Data lines:
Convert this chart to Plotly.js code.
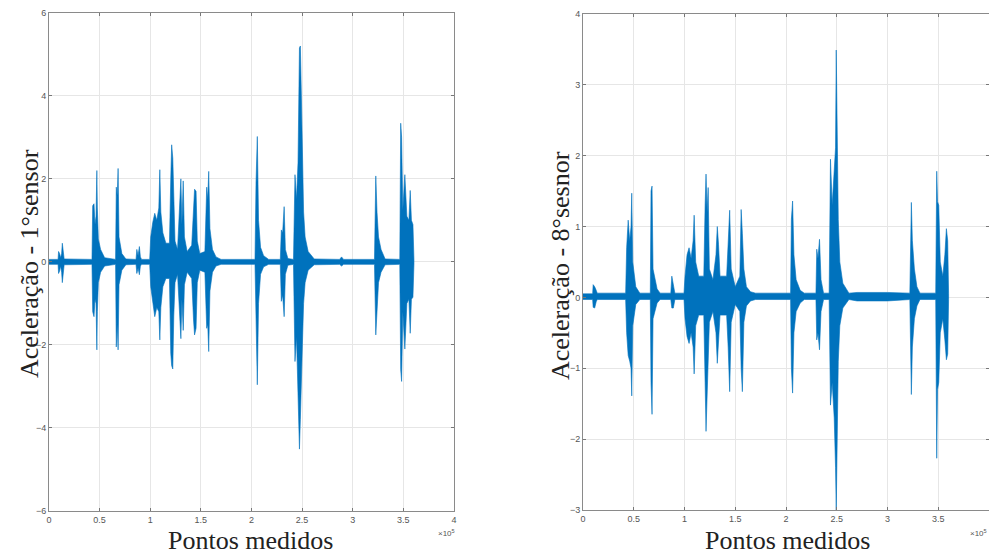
<!DOCTYPE html>
<html>
<head>
<meta charset="utf-8">
<script src="https://cdn.plot.ly/plotly-3.0.1.min.js"></script>
<style>html,body{margin:0;padding:0;background:#fff;}#chart{width:989px;height:556px;}</style>
</head>
<body>
<div id="chart"></div>
<script>
// ---- Envelope of the 1st sensor signal (sample index, upper value, lower value) ----
const sensor1X = [
  0, 9000,
  9500, 10500, 11500, 12500, 13200, 14000, 15000,
  42500,
  43200, 44500, 45500, 46500, 47300, 47800, 48800, 51000, 55000,
  65800,
  66500, 67500, 68300, 69200, 72000, 76000,
  86000,
  86800, 88000, 89300, 90300, 91500,
  99500,
  100500, 102500, 104500, 106500, 108500, 109500, 110500, 112500, 115500, 119000,
  120300, 121200, 122300, 123300, 124500, 127000,
  129500, 130300, 131300, 132600, 133800, 136500,
  141000, 142800, 143800, 145300, 146500, 149000,
  154000, 155800, 156800, 157800, 159000, 161500, 165000, 170000,
  203500,
  204500, 205800, 207000, 209000, 212000, 217000,
  228500,
  229500, 230800, 232300, 233500, 236000,
  241500,
  243000, 244500, 246000, 247400, 248300, 249300, 250300, 251500, 253000, 256000, 262000,
  287000, 289000, 291000,
  321500, 322800, 324000, 325500, 328000, 332000,
  346500, 347400, 348300, 349500, 351500, 353500, 355500, 356800, 358000, 359500, 360500
];
const sensor1Top = [
  0.06, 0.06,
  0.25, 0.2, 0.1, 0.2, 0.45, 0.3, 0.07,
  0.06,
  1.35, 1.4, 0.9, 1.1, 2.2, 1.3, 0.55, 0.3, 0.1,
  0.06,
  1.8, 1.6, 2.25, 0.6, 0.2, 0.07,
  0.06,
  0.3, 0.15, 0.37, 0.12, 0.06,
  0.06,
  0.6, 0.95, 1.17, 1.0, 1.3, 2.22, 1.2, 0.7, 0.45, 0.45,
  2.0, 2.82, 2.5, 1.3, 0.5, 0.3,
  1.6, 2.0, 0.9, 1.95, 0.6, 0.25,
  0.4, 1.5, 1.75, 1.7, 0.5, 0.2,
  0.25, 1.8, 1.5, 2.18, 0.8, 0.3, 0.12, 0.06,
  0.06,
  1.9, 3.02, 1.0, 0.35, 0.15, 0.06,
  0.06,
  0.77, 0.7, 1.33, 0.3, 0.08,
  0.06,
  2.1, 1.5, 2.4, 5.15, 5.2, 4.0, 2.4, 1.2, 0.6, 0.25, 0.07,
  0.06, 0.12, 0.06,
  0.06, 2.07, 1.2, 0.6, 0.3, 0.07,
  0.06, 3.34, 3.0, 1.25, 2.1, 1.1, 1.0, 1.72, 1.0, 0.9, 0.05
];
const sensor1Bot = [
  -0.06, -0.06,
  -0.28, -0.22, -0.1, -0.25, -0.5, -0.3, -0.07,
  -0.06,
  -1.2, -1.32, -0.9, -1.0, -2.12, -1.2, -0.5, -0.25, -0.1,
  -0.06,
  -2.05, -1.5, -2.12, -0.55, -0.2, -0.07,
  -0.06,
  -0.28, -0.15, -0.31, -0.1, -0.06,
  -0.06,
  -0.6, -1.0, -1.32, -1.1, -1.2, -1.88, -1.1, -0.6, -0.4, -0.4,
  -2.2, -2.5, -2.58, -1.3, -0.5, -0.3,
  -1.5, -1.85, -0.9, -1.65, -0.55, -0.25,
  -0.4, -1.4, -1.76, -1.6, -0.5, -0.2,
  -0.25, -1.6, -1.5, -2.16, -0.7, -0.25, -0.1, -0.06,
  -0.06,
  -1.7, -2.96, -1.0, -0.3, -0.12, -0.06,
  -0.06,
  -0.95, -0.8, -1.32, -0.3, -0.08,
  -0.06,
  -2.4, -1.8, -3.0, -4.51, -3.8, -3.2, -2.0, -1.0, -0.5, -0.2, -0.07,
  -0.06, -0.1, -0.06,
  -0.06, -1.76, -1.3, -0.5, -0.25, -0.07,
  -0.06, -2.6, -2.88, -1.2, -2.1, -1.0, -0.9, -1.72, -0.9, -0.85, -0.05
];

// ---- Envelope of the 8th sensor signal ----
const sensor8X = [
  0, 9500,
  10000, 11500, 13000, 14000,
  42000,
  43000, 44500, 46000, 47300, 48000, 49000, 52000, 56000,
  66300,
  67000, 68000, 69000, 73000, 76000,
  86500,
  87500, 89000, 90500,
  99500,
  100500, 102500, 104500, 106500, 108500, 109500, 111000, 114000, 119000,
  120300, 121200, 122300, 123300, 124500, 128000,
  131000, 132300, 133500, 135000,
  141500, 143000, 144500, 146000, 150000,
  154500, 155800, 157000, 158500, 161000, 165000, 170000,
  204500,
  205300, 206500, 207800, 210000, 214000, 218000,
  229500,
  230300, 231500, 233000, 234500, 237000,
  242500,
  243800, 245500, 247500, 248800, 249500, 250300, 251500, 253000, 256000, 262000,
  270000, 300000, 322000,
  323500, 324500, 326500, 329000, 332000,
  347500,
  348500, 349300, 350500, 352000, 354500, 356500, 358000, 359300, 360200
];
const sensor8Top = [
  0.05, 0.05,
  0.18, 0.15, 0.1, 0.06,
  0.06,
  0.7, 1.09, 0.8, 1.0, 1.47, 0.5, 0.15, 0.06,
  0.06,
  1.5, 1.57, 0.4, 0.12, 0.06,
  0.06,
  0.3, 0.15, 0.06,
  0.06,
  0.3, 0.6, 0.7, 0.55, 0.8, 1.16, 0.5, 0.3, 0.3,
  1.3, 1.74, 1.2, 1.55, 0.4, 0.25,
  0.6, 1.0, 0.75, 0.3,
  0.3, 0.8, 1.23, 0.4, 0.15,
  0.3, 1.24, 0.9, 0.4, 0.15, 0.08, 0.06,
  0.06,
  1.1, 1.36, 0.6, 0.25, 0.1, 0.06,
  0.06,
  0.68, 0.55, 0.82, 0.25, 0.06,
  0.06,
  1.95, 1.3, 1.8, 2.11, 3.49, 2.0, 1.1, 0.5, 0.2, 0.06,
  0.07, 0.07, 0.06,
  1.34, 0.8, 0.4, 0.15, 0.06,
  0.06,
  1.78, 1.35, 1.3, 0.5, 0.3, 0.6, 0.97, 0.8, 0.05
];
const sensor8Bot = [
  -0.03, -0.03,
  -0.14, -0.15, -0.06, -0.03,
  -0.03,
  -0.5, -0.82, -0.9, -1.0, -1.39, -0.4, -0.1, -0.03,
  -0.03,
  -1.2, -1.65, -0.3, -0.08, -0.03,
  -0.03,
  -0.15, -0.15, -0.03,
  -0.03,
  -0.3, -0.55, -0.65, -0.5, -0.7, -1.08, -0.4, -0.25, -0.25,
  -1.2, -1.89, -1.3, -1.0, -0.35, -0.2,
  -0.5, -0.93, -0.7, -0.25,
  -0.25, -0.7, -1.33, -0.35, -0.1,
  -0.2, -1.0, -1.33, -0.35, -0.12, -0.05, -0.03,
  -0.03,
  -1.0, -1.35, -0.5, -0.2, -0.08, -0.03,
  -0.03,
  -0.6, -0.5, -0.74, -0.2, -0.03,
  -0.03,
  -1.52, -1.2, -1.7, -2.4, -3.0, -2.0, -0.9, -0.4, -0.15, -0.03,
  -0.05, -0.05, -0.03,
  -1.37, -0.7, -0.3, -0.12, -0.03,
  -0.03,
  -2.27, -1.3, -1.2, -0.5, -0.3, -0.6, -0.88, -0.8, -0.03
];

// ---- Axis ticks ----
const xTickVals = [0, 50000, 100000, 150000, 200000, 250000, 300000, 350000, 400000];
const xTickText = ['0', '0.5', '1', '1.5', '2', '2.5', '3', '3.5', '4'];
const y1TickVals = [-6, -4, -2, 0, 2, 4, 6];
const y2TickVals = [-3, -2, -1, 0, 1, 2, 3, 4];

const yTitle1 = 'Aceleração - 1°sensor';
const yTitle2 = 'Aceleração - 8°sesnor';
const xTitle = 'Pontos medidos';

const blue = '#0072BD';

function envelope(xs, top, bot, xa, ya) {
  return {
    x: xs.concat(xs.slice().reverse()),
    y: top.concat(bot.slice().reverse()),
    xaxis: xa, yaxis: ya,
    mode: 'lines', fill: 'toself', fillcolor: blue,
    line: {color: blue, width: 0.6},
    hoverinfo: 'skip', showlegend: false
  };
}

const data = [
  envelope(sensor1X, sensor1Top, sensor1Bot, 'x', 'y'),
  envelope(sensor8X, sensor8Top, sensor8Bot, 'x2', 'y2')
];

const tickFont = {family: 'Liberation Sans, Arial, sans-serif', size: 9, color: '#555'};
function xAxis(domain, anchor) {
  return {
    domain: domain, anchor: anchor, range: [0, 400000],
    tickvals: xTickVals, ticktext: xTickText,
    ticks: 'inside', ticklen: 3, tickcolor: '#777',
    showline: true, linecolor: '#8a8a8a', linewidth: 1, mirror: 'ticks',
    showgrid: true, gridcolor: '#e6e6e6', zeroline: false,
    tickfont: tickFont, fixedrange: true
  };
}
function yAxis(domain, anchor, range, vals) {
  return {
    domain: domain, anchor: anchor, range: range,
    tickvals: vals,
    ticks: 'inside', ticklen: 3, tickcolor: '#777',
    showline: true, linecolor: '#8a8a8a', linewidth: 1, mirror: 'ticks',
    showgrid: true, gridcolor: '#e6e6e6', zeroline: false,
    tickfont: tickFont, fixedrange: true
  };
}

const serif = {family: 'Liberation Serif, Times New Roman, serif', size: 26, color: '#222'};
const small = {family: 'Liberation Sans, Arial, sans-serif', size: 8, color: '#555'};
const layout = {
  width: 989, height: 556,
  margin: {l: 0, r: 0, t: 0, b: 0},
  paper_bgcolor: '#fff', plot_bgcolor: '#fff',
  showlegend: false,
  xaxis: xAxis([0.0495, 0.459], 'y'),
  yaxis: yAxis([0.081, 0.977], 'x', [-6, 6], y1TickVals),
  xaxis2: xAxis([0.5895, 1.0], 'y2'),
  yaxis2: yAxis([0.0827, 0.975], 'x2', [-3, 4], y2TickVals),
  annotations: [
    {text: yTitle1, textangle: -90, xref: 'paper', yref: 'paper', x: 30/989, y: 1 - 264/556,
     showarrow: false, font: serif, xanchor: 'center', yanchor: 'middle'},
    {text: yTitle2, textangle: -90, xref: 'paper', yref: 'paper', x: 560/989, y: 1 - 266/556,
     showarrow: false, font: serif, xanchor: 'center', yanchor: 'middle'},
    {text: xTitle, xref: 'paper', yref: 'paper', x: 251/989, y: 1 - 540/556,
     showarrow: false, font: serif, xanchor: 'center', yanchor: 'middle'},
    {text: xTitle, xref: 'paper', yref: 'paper', x: 787/989, y: 1 - 540/556,
     showarrow: false, font: serif, xanchor: 'center', yanchor: 'middle'},
    {text: '×10<sup>5</sup>', xref: 'paper', yref: 'paper', x: 446/989, y: 1 - 533/556,
     showarrow: false, font: small, xanchor: 'center', yanchor: 'middle'},
    {text: '×10<sup>5</sup>', xref: 'paper', yref: 'paper', x: 978/989, y: 1 - 533/556,
     showarrow: false, font: small, xanchor: 'center', yanchor: 'middle'}
  ]
};

Plotly.newPlot('chart', data, layout, {displayModeBar: false, staticPlot: true});
</script>
</body>
</html>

Task goal: What is the number of lines in this listing that contain the word "chart"? Answer with that number and nothing else.

Completed exercise: 4